Lab 1.2 Growth of a Population of Mold
While this lab is a lot of fun, it is also subject to many difficulties. Some pieces of bread just dry out, leaving the student with no data. Also, be prepared for all sorts of strange stories why the report is not done on time---my dog ate my homework might actually be true. It seems that, on most pieces of bread, the mold stops growing before the entire piece is covered, i.e., the carrying capacity is less than 1. This lab can be started immediately after Section 1.1, and it takes at least two weeks to collect a reasonable amount of mold.
Lab 1.3 Logistic Population Models with Harvesting
The equations in this lab are difficult to analyze theoretically. Hence, the use of a solver is a must. This lab relates most closely with Section 1.7, but it can be done even if the material in Section 1.7 is not discussed in class. It has proven to be one of our most successful.

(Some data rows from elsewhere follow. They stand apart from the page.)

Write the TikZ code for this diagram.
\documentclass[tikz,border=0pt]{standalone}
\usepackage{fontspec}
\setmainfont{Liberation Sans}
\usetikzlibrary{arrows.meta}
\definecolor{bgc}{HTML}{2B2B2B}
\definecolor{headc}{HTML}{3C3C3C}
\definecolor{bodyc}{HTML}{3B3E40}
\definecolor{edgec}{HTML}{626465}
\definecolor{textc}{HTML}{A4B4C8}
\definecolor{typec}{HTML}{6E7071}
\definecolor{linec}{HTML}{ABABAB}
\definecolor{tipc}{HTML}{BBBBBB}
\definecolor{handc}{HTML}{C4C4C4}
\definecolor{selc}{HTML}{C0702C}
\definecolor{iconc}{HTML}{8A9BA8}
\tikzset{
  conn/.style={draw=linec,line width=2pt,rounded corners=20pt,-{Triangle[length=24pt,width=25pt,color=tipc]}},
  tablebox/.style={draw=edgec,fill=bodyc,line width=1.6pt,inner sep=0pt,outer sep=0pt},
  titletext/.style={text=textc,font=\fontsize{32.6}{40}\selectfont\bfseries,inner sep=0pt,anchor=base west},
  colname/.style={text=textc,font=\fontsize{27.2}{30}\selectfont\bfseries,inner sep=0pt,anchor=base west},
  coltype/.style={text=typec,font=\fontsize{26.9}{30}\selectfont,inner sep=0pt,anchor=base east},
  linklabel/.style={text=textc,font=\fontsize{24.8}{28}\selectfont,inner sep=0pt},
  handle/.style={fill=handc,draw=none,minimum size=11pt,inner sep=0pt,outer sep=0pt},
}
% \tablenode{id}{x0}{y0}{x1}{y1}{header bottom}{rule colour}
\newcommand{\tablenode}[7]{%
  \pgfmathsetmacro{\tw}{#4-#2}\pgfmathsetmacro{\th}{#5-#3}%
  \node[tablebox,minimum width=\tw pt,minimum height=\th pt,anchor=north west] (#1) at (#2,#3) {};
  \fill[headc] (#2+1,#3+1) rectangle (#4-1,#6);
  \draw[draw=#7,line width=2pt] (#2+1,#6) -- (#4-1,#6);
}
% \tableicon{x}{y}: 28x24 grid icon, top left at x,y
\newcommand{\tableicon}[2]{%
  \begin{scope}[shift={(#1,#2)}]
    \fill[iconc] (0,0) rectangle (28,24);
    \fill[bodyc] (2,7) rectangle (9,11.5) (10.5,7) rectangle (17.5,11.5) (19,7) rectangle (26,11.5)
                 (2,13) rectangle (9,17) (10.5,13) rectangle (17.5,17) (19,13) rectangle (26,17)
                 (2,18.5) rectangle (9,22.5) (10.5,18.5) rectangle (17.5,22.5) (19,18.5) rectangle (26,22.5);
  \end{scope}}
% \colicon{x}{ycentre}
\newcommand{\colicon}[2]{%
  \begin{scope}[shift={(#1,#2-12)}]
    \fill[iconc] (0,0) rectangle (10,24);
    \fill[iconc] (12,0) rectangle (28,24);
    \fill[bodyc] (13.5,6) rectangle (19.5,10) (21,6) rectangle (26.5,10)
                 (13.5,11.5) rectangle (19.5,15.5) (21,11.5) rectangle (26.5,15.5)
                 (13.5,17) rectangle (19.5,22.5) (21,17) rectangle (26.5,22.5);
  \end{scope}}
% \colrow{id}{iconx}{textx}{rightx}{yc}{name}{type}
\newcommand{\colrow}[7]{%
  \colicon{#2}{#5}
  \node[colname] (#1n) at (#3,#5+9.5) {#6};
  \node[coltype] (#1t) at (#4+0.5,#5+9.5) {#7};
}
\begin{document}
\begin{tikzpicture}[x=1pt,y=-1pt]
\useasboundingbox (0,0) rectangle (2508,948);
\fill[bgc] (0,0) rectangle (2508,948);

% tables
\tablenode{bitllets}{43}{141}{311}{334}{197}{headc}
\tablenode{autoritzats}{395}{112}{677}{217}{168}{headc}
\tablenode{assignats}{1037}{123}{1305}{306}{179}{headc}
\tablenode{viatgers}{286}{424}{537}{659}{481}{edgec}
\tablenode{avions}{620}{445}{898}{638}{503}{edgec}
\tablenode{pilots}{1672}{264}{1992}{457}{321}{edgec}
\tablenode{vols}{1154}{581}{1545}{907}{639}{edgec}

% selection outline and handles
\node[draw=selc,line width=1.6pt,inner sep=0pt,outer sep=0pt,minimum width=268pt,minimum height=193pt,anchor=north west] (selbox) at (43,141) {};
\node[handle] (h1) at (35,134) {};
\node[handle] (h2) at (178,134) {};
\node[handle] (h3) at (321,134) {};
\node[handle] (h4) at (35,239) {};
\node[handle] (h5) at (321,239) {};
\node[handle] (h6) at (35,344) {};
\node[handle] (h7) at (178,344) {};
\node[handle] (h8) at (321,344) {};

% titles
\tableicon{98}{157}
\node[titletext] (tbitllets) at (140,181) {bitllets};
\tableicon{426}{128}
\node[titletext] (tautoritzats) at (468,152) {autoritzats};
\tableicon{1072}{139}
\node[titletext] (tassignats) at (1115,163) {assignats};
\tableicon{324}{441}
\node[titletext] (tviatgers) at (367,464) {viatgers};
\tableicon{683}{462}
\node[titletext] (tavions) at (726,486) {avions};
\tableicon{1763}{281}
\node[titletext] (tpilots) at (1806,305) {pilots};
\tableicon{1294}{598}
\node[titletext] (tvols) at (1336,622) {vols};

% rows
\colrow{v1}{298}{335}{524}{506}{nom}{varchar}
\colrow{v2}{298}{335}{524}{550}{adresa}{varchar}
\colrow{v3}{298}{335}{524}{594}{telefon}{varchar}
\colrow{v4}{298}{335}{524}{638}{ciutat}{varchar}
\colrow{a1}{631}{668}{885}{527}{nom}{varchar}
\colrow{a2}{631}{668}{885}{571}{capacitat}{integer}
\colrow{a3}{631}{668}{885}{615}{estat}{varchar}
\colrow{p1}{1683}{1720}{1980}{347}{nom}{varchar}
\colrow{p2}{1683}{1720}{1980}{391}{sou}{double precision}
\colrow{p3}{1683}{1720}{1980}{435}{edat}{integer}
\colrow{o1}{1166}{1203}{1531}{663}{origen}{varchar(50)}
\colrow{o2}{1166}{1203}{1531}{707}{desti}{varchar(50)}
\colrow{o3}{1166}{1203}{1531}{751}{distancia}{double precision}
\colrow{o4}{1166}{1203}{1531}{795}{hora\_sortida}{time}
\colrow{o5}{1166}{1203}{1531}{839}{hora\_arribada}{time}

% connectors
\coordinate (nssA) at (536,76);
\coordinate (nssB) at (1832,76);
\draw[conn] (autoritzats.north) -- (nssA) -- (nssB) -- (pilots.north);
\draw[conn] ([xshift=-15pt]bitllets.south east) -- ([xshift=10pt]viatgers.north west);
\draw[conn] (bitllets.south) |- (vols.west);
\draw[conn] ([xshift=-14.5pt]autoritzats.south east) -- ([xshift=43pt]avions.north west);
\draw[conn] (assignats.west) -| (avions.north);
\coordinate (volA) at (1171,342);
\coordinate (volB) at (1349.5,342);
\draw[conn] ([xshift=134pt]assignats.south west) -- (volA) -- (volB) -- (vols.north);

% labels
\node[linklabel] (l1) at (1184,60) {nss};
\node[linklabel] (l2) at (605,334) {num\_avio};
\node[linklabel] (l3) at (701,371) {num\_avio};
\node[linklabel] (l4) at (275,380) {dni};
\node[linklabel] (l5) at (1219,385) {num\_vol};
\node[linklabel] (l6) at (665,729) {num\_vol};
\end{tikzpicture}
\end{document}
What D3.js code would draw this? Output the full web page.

Lab 1.4 Exponential and Logistic Population Models
This lab points out the difficulties in making generalizations while modeling. There is considerable variability in the behavior of the populations of the states. The process of accepting or rejecting and adapting a model is new to many, if not most, students. Also, determining parameter values from the data is an important concept that many have not seen before. This lab can be started immediately after Section 1.1 is covered.
Lab 1.5 Modeling the Extinction of the Passenger Pigeon
This lab involves the fascinating story of the extinction of the passenger pigeon. It begins with an analysis of a logistic model with constant harvesting. Ultimately students are asked to investigate the behavior of a more complicated model for various parameter values.